Нерв эпохи материализуется у Сергея Невского в беспокойном постукивании пальцами по столу, в звуке рвущейся бумаги, в одиночных выстрелах печатной машинки и залпах пограничного штемпеля — голоса Neue Vocalsolisten появляются из этого шума времени в самом начале «Pazifik Exil», чтобы окончательно раствориться в нем в финале. Между крайними точками — попытки преодолеть разобщенность и отчуждение, нащупав хрупкий ансамблевый баланс в напряженной экспрессии вокального письма. Звучание уязвимых в своей обнаженности голосов без инструментального сопровождения становится метафорой судьбы потерянных, лишившихся почвы под ногами героев оперы, выброшенных главной катастрофой ХХ века на берег Тихого океана. «Pazifik Exil» с ее ситуацией языковой, культурной, ментальной изоляции — трагическая вариация одного из сверхсюжетов музыки Невского: затрудненности коммуникации, мучительно переживаемого одиночества, уже исследовавшихся композитором в «Азбуке слепых», «Alles» и других знаковых произведениях 2000-х.
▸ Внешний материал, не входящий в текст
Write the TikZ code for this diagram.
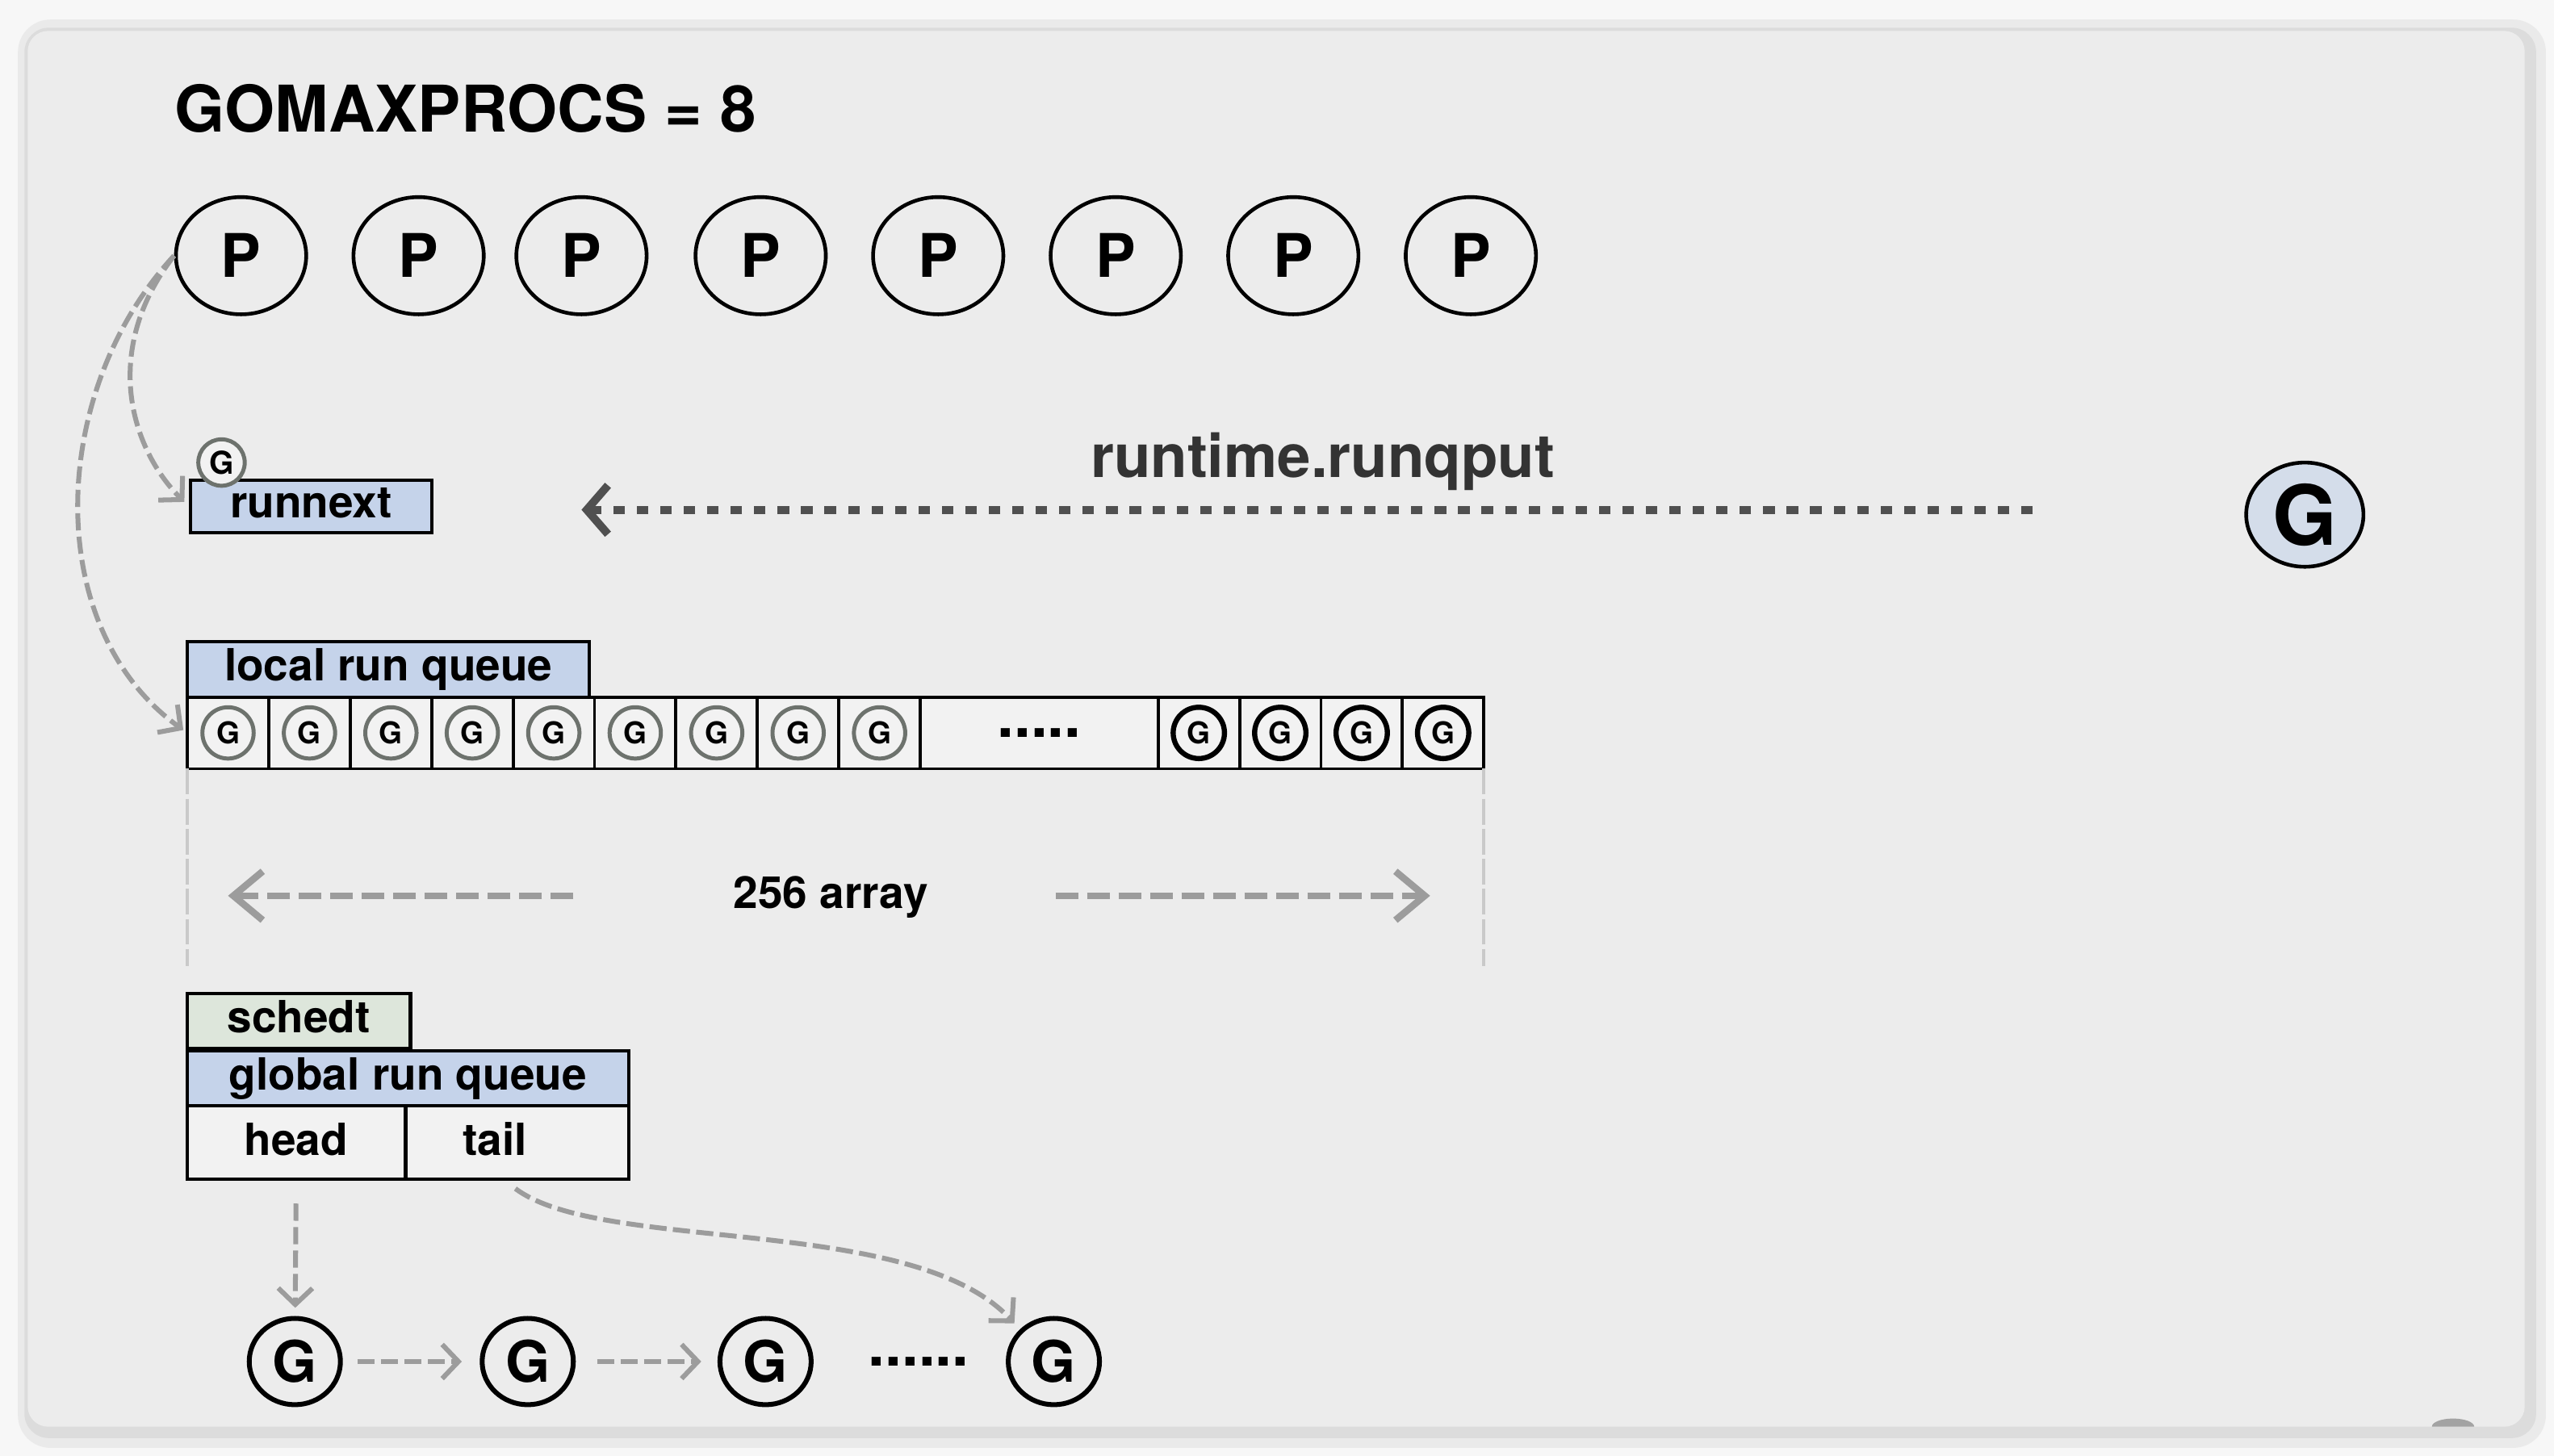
\documentclass[tikz,border=0pt]{standalone}
\usepackage{fontspec}
\setmainfont{TeX Gyre Heros}
\usetikzlibrary{shapes.geometric,arrows.meta,positioning}

\definecolor{outerbg}{HTML}{F7F7F7}
\definecolor{shadowa}{HTML}{EAEAEA}
\definecolor{shadowb}{HTML}{DCDCDC}
\definecolor{panelbg}{HTML}{ECECEC}
\definecolor{qblue}{HTML}{C5D3EA}
\definecolor{schedgreen}{HTML}{DDE6DB}
\definecolor{cellbg}{HTML}{F2F2F2}
\definecolor{gbigfill}{HTML}{D4DDEA}
\definecolor{ringgray}{HTML}{6D726D}
\definecolor{arrowgray}{HTML}{9C9C9C}
\definecolor{putgray}{HTML}{505050}
\definecolor{puttext}{HTML}{333333}
\definecolor{fadegray}{HTML}{C9C9C9}
\definecolor{markgray}{HTML}{A3A3A3}

\tikzset{
  titletext/.style={inner sep=0pt, font=\fontsize{22.5}{26}\selectfont\bfseries},
  putlabel/.style={inner sep=0pt, text=puttext, font=\fontsize{21}{24}\selectfont\bfseries},
  plainlabel/.style={inner sep=0pt, font=\fontsize{15.5}{18}\selectfont\bfseries},
  proc/.style={ellipse, draw, line width=1.3pt, minimum width=1.6cm, minimum height=1.44cm,
    inner sep=0pt, font=\fontsize{21}{24}\selectfont\bfseries},
  qbox/.style={rectangle, draw, line width=1.15pt, fill=qblue, inner sep=0pt,
    text height=11pt, text depth=3pt, font=\fontsize{15.5}{18}\selectfont\bfseries},
  sbox/.style={qbox, fill=schedgreen},
  hcell/.style={rectangle, draw, line width=1.15pt, fill=cellbg, minimum height=0.9cm,
    inner xsep=0.7cm, inner ysep=0pt, align=left, text height=11pt, text depth=2pt,
    font=\fontsize{15.5}{18}\selectfont\bfseries},
  cell/.style={rectangle, draw, line width=1.1pt, fill=cellbg, minimum width=1cm,
    minimum height=0.88cm, inner sep=0pt, outer sep=0pt},
  gsmall/.style={circle, draw=#1, line width=1.4pt, fill=cellbg, minimum size=0.63cm,
    inner sep=0pt, font=\fontsize{10.5}{12}\selectfont\bfseries},
  gbig/.style={ellipse, draw, line width=1.3pt, fill=gbigfill, minimum width=1.44cm,
    minimum height=1.28cm, inner sep=0pt, font=\fontsize{29}{32}\selectfont\bfseries},
  gnode/.style={ellipse, draw, line width=1.7pt, minimum width=1.12cm, minimum height=1.06cm,
    inner sep=0pt, font=\fontsize{20}{23}\selectfont\bfseries},
  dotrow/.style={inner sep=0pt, font=\fontsize{21}{24}\selectfont\bfseries},
  garrow/.style={draw=arrowgray, line width=1.7pt, dash pattern=on 6pt off 2.2pt,
    -{Straight Barb[length=0.2cm,width=0.42cm]}},
  spanarrow/.style={draw=arrowgray, line width=2.4pt, dash pattern=on 8pt off 3pt,
    -{Straight Barb[length=0.36cm,width=0.6cm]}},
  putarrow/.style={draw=putgray, line width=2.8pt, dash pattern=on 4pt off 4.2pt,
    -{Straight Barb[length=0.26cm,width=0.6cm]}},
  spanline/.style={draw=fadegray, line width=1.2pt, dash pattern=on 9pt off 1.5pt}
}

\begin{document}
\begin{tikzpicture}[x=0.02cm, y=-0.02cm]
  \useasboundingbox (0,0) rectangle (1568,894);
  \fill[outerbg] (0,0) rectangle (1568,894);
  \fill[shadowa, rounded corners=0.4cm] (11,12) rectangle (1563,889);
  \fill[shadowb, rounded corners=0.3cm] (15,17) rectangle (1557,883);
  \fill[panelbg, rounded corners=0.25cm] (17,19) rectangle (1550,876);
  \fill[markgray] (1493,876) arc[start angle=180, end angle=0, x radius=0.26cm, y radius=0.1cm] -- cycle;

  \node[titletext, anchor=base west] (title) at (107,81) {GOMAXPROCS = 8};
  \foreach \x [count=\i] in {148,257,357,467,576,685,794,903}
    \node[proc] (p\i) at (\x,157) {P};

  \node[qbox, minimum width=2.96cm, minimum height=0.64cm] (runnext) at (191,311) {runnext};
  \node[gsmall=ringgray, minimum size=0.57cm, font=\fontsize{11}{12}\selectfont\bfseries] (gnext) at (136,284) {G};

  \node[putlabel, anchor=base] (runqput) at (812,293) {runtime.runqput};
  \node[gbig] (gnew) at (1415,316) {G};
  \coordinate (putfrom) at (1248,313);
  \coordinate (putto) at (357,313);
  \draw[putarrow] (putfrom) -- (putto);

  \node[qbox, minimum width=4.94cm, minimum height=0.68cm] (lrq) at (238.5,411) {local run queue};
  \foreach \i in {1,...,9} {
    \node[cell] (c\i) at ({90+50*\i},450) {};
    \node[gsmall=ringgray] (g\i) at (c\i) {G};
  }
  \node[cell, minimum width=2.92cm, right=0pt of c9, font=\fontsize{21}{24}\selectfont\bfseries] (cdots) {.....};
  \foreach \i in {10,...,13} {
    \node[cell] (c\i) at ({236+50*\i},450) {};
    \node[gsmall=black, line width=1.8pt] (g\i) at (c\i) {G};
  }

  \draw[garrow, shorten >=0.08cm] (p1.west) .. controls (62,215) and (80,275) .. (runnext.west);
  \draw[garrow, shorten >=0.06cm] (p1.west) .. controls (30,240) and (25,385) .. (c1.west);

  \draw[spanline] (c1.south west) -- +(0,121);
  \draw[spanline] (c13.south east) -- +(0,121);
  \node[plainlabel, anchor=base] (span) at (510,558) {256 array};
  \coordinate (spanlfrom) at (352,550);
  \coordinate (spanlto) at (140,550);
  \coordinate (spanrfrom) at (648,550);
  \coordinate (spanrto) at (878,550);
  \draw[spanarrow] (spanlfrom) -- (spanlto);
  \draw[spanarrow] (spanrfrom) -- (spanrto);

  \node[sbox, minimum width=2.74cm, minimum height=0.68cm] (schedt) at (183.5,627) {schedt};
  \node[qbox, minimum width=5.42cm, minimum height=0.68cm] (grq) at (250.5,662) {global run queue};
  \node[hcell, text width=1.28cm] (head) at (182,701.5) {head};
  \node[hcell, text width=1.34cm] (tail) at (317.5,701.5) {tail};

  \foreach \x [count=\i] in {181,324,470,647}
    \node[gnode] (q\i) at (\x,836) {G};
  \node[dotrow] (qdots) at (564,836) {......};

  \draw[garrow, shorten <=0.28cm, shorten >=0.1cm] (head) -- (q1);
  \draw[garrow, shorten <=0.16cm, shorten >=0.1cm] ([xshift=-0.15cm]tail.south) .. controls (370,770) and (560,745) .. (q4.north west);
  \draw[garrow, shorten <=0.18cm, shorten >=0.22cm] (q1) -- (q2);
  \draw[garrow, shorten <=0.26cm, shorten >=0.2cm] (q2) -- (q3);
\end{tikzpicture}
\end{document}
Соавтором четвертой по счету оперы Невского стал известный берлинский техно-музыкант Пауль Фрик, в живом режиме филигранно обрабатывающий вокал солистов, искажая тембр и звуковысотность так, что вокруг человеческого голоса возникает цифровое гало. Самые сильные с театральной точки зрения сцены «Pazifik Exil» — те, в которых сидящие за шестью выставленными широким полукругом столами члены Neue Vocalsolisten неподвижно внимают сочиненным Фриком электронным интермедиям: из пространства человеческой истории в эти минуты совершается выход в метафизическое измерение. В партитуре оперы подробно описана и минималистская сценография, и мизансцены, и световое решение, а подчеркнутая аскеза статичного, всматривающегося и вслушивающегося в себя спектакля смотрится куда более содержательно, чем иные деятельные режиссерские опыты. Занятый поиском новых форм музыкального театра, Невский использует для выражения своего замысла максимально широкий спектр доступных ему художественных средств, распространяя авторскую волю на все элементы театрального целого, так что в том, что российская премьера «Pazifik Exil» прошла не на оперной или филармонической сцене, а на экспериментальной площадке Александринки, есть своя логика.